Of course it was Star Wars on the cover that pulled me back to the glossy pages. The adverts were no less frantic. The merchandising no less fantic. It's Vanity Fair after all. I enjoyed the story while it lasted. Savored the images. Had a Spring Grove root beer.

My first taste of Star Wars came sometime in late 1976 when the novelization appeared in a paperback rack at a grocery store in Champaign, IL. Though described as "a novel by George Lucas" (hey, the THX 1138 guy) the copyright was held by The Star Wars Corporation (Lucas had already cut the merchandising deal upon which he would build the empire he sold to Disney decades later for billions).

It was a science fiction story the back cover promised to "Soon be a spectacular motion picture from Twentieth-Century Fox." Read it in one sitting. Thought it might make a decent movie if they could really put on screen what was on the page.

On May 25, 1977, I saw that they really could. They had me at the star destroyer sliding in from the top of the screen and taking forever to reveal it's full size and shape. Like the Discovery from 2001: A Space Odyssey sliding across the screen in Super Panavision 70 in 1968, I was embraced by spectacle and happy for it.

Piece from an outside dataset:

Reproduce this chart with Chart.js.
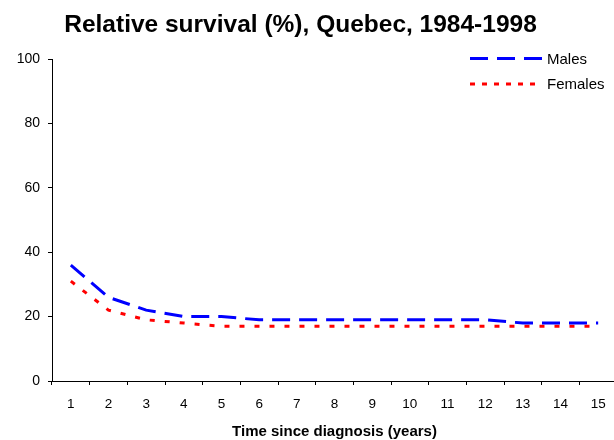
<!DOCTYPE html>
<html>
<head>
<meta charset="utf-8">
<script src="https://cdn.jsdelivr.net/npm/chart.js@4/dist/chart.umd.min.js"></script>
<style>
  html, body { margin: 0; padding: 0; background: #fff; overflow: hidden; }
  #wrap { width: 620px; height: 440px; }
</style>
</head>
<body>
<div id="wrap"><canvas id="chart" width="620" height="440"></canvas></div>
<script>
// ── Data ──────────────────────────────────────────────────────────────────────
const years   = ['1','2','3','4','5','6','7','8','9','10','11','12','13','14','15'];
const males   = [36, 26, 22, 20, 20, 19, 19, 19, 19, 19, 19, 19, 18, 18, 18];
const females = [31, 22, 19, 18, 17, 17, 17, 17, 17, 17, 17, 17, 17, 17, 17];
const yTicks  = [0, 20, 40, 60, 80, 100];

const chartTitle = 'Relative survival (%), Quebec, 1984-1998';
const xTitle     = 'Time since diagnosis (years)';

const FONT = "'Liberation Sans', Arial, sans-serif";

// ── Title + legend drawn on top of the canvas ────────────────────────────────
const overlay = {
  id: 'overlay',
  afterDraw(chart) {
    const ctx = chart.ctx;
    ctx.save();
    ctx.fillStyle = '#000';
    ctx.font = `bold 24.5px ${FONT}`;
    ctx.textAlign = 'center';
    ctx.textBaseline = 'alphabetic';
    ctx.fillText(chartTitle, 300.5, 32);

    // legend, inside the plot (top right)
    const items = [
      { ds: chart.data.datasets[0], y: 58.5, dash: [18, 9] },
      { ds: chart.data.datasets[1], y: 84,   dash: [5, 7] },
    ];
    ctx.textAlign = 'left';
    ctx.textBaseline = 'middle';
    ctx.font = `15px ${FONT}`;
    items.forEach(it => {
      ctx.strokeStyle = it.ds.borderColor;
      ctx.lineWidth = 3;
      ctx.setLineDash(it.dash);
      ctx.beginPath();
      ctx.moveTo(470, it.y);
      ctx.lineTo(542, it.y);
      ctx.stroke();
      ctx.setLineDash([]);
      ctx.fillStyle = '#000';
      ctx.fillText(it.ds.label, 547, it.y + 1);
    });
    ctx.restore();
  }
};

new Chart(document.getElementById('chart'), {
  type: 'line',
  data: {
    labels: years,
    datasets: [
      {
        label: 'Males',
        data: males,
        borderColor: '#0000ff',
        borderWidth: 3,
        borderDash: [18, 9],
        pointRadius: 0,
        tension: 0,
        fill: false,
      },
      {
        label: 'Females',
        data: females,
        borderColor: '#ff0000',
        borderWidth: 3,
        borderDash: [5, 10],
        pointRadius: 0,
        tension: 0,
        fill: false,
      }
    ]
  },
  options: {
    responsive: false,
    animation: false,
    devicePixelRatio: 1,
    layout: { padding: { top: 59, right: 3, bottom: 0, left: 0 } },
    plugins: {
      legend: { display: false },
      title: { display: false },
      tooltip: { enabled: false },
    },
    scales: {
      x: {
        offset: true,
        grid: {
          offset: true,
          drawOnChartArea: false,
          color: '#000',
          tickLength: 4,
        },
        border: { color: '#000', width: 1 },
        ticks: {
          color: '#000',
          font: { family: FONT, size: 13.5 },
          padding: 11,
          maxRotation: 0,
          autoSkip: false,
        },
        title: {
          display: true,
          text: xTitle,
          color: '#000',
          font: { family: FONT, size: 15, weight: 'bold' },
          padding: { top: 0, bottom: -1 },
        },
        afterFit(scale) { scale.height = 59; },
      },
      y: {
        min: 0,
        max: 100,
        afterBuildTicks(scale) { scale.ticks = yTicks.map(v => ({ value: v })); },
        grid: {
          drawOnChartArea: false,
          color: '#000',
          tickLength: 4,
        },
        border: { color: '#000', width: 1 },
        ticks: {
          color: '#000',
          font: { family: FONT, size: 14 },
          padding: 8,
        },
        afterFit(scale) { scale.width = 52; },
      }
    }
  },
  plugins: [overlay]
});
</script>
</body>
</html>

I don't suppose the original physical effects hold up so well to digitized eyes- which is why later versions of the film applied all the new tech that merchandising and sequels can buy.

Over the years I tracked the progress of the sequels and other sci-fi movies in magazines. Now, I do so online from countless sources curated through sites devoted to devotees. It's because I visit these sites that I know Simon Pegg will say in an interview in Radio Times,
Before Star Wars, the films that were box-office hits were The Godfather, Taxi Driver, Bonnie And Clyde and The French Connection – gritty, amoral art movies. Then suddenly the onus switched over to spectacle and everything changed … I don’t know if that is a good thing.
Pegg thinks we have been "infantilised" by these films. We walk out of the theatre "not thinking about anything, other than the fact that the Hulk just had a fight with a robot."

My first response is why would he say that's a bad thing and also cash the check? But I take his point and give him points for using "infantilised" in an interview. I'm not interested in engaging in some sort of rebuttal. Unlike Pegg who also says, "Sometimes (I) feel like I miss grown-up things," no matter how hard I might dodge, duck, bob, and weave, grown-up things don't miss me. (Besides, The Godfather gives me bad dreams whenever I watch it - no joke, bad Godfather dreams.)

Consider this though from the prologue to the Star Wars novelization:
Aided and abetted by restless, power-hungry individuals within the government and the massive organs of commerce....he declared himself Emperor....and the cries of the people for justice did not reach his ears.
And this from the Introduction to Chris Hedges', Wages of Rebellion, pictured above under the Vanity Fair:
A tiny global oligarchy has amassed obscene wealth, while the engine of unfettered corporate capitalism plunders resources; exploits cheap, unorganized labor; and creates pliable corrupt governments that abandon the common good to serve corporate profit.
I never much thought that Lucas was really embarked on re-telling the hero's journey other than if Joseph Campbell is right about the monomyth Lucas could not do otherwise. (But I do have serious doubts that the Gnosticism of The Matrix films is anything but intended.) Certainly Lucas is no Marcuse or Marx. But, Lucas was telling a story and stories will out and though sometimes a cigar is just a cigar the Death Star is no moon. The Star Wars prequels are replete with "massive organs of commerce".

Still, let me reassure you that I don't leave such films as these thinking about the contradictions of capitalism or stuff like that, but just what Pegg thinks I think about: Hulk just had a fight with a robot.  If I want amoral and gritty, I'll watch the original version of Star Wars before it was just another chapter in a billion dollar franchise. In that version of the film, an amoral and gritty Han Solo shoots first.

And since Lucas has been known to "abandon the common good to serve corporate profit," I'll happily keep an eye out for the bones of Jar Jar Binks.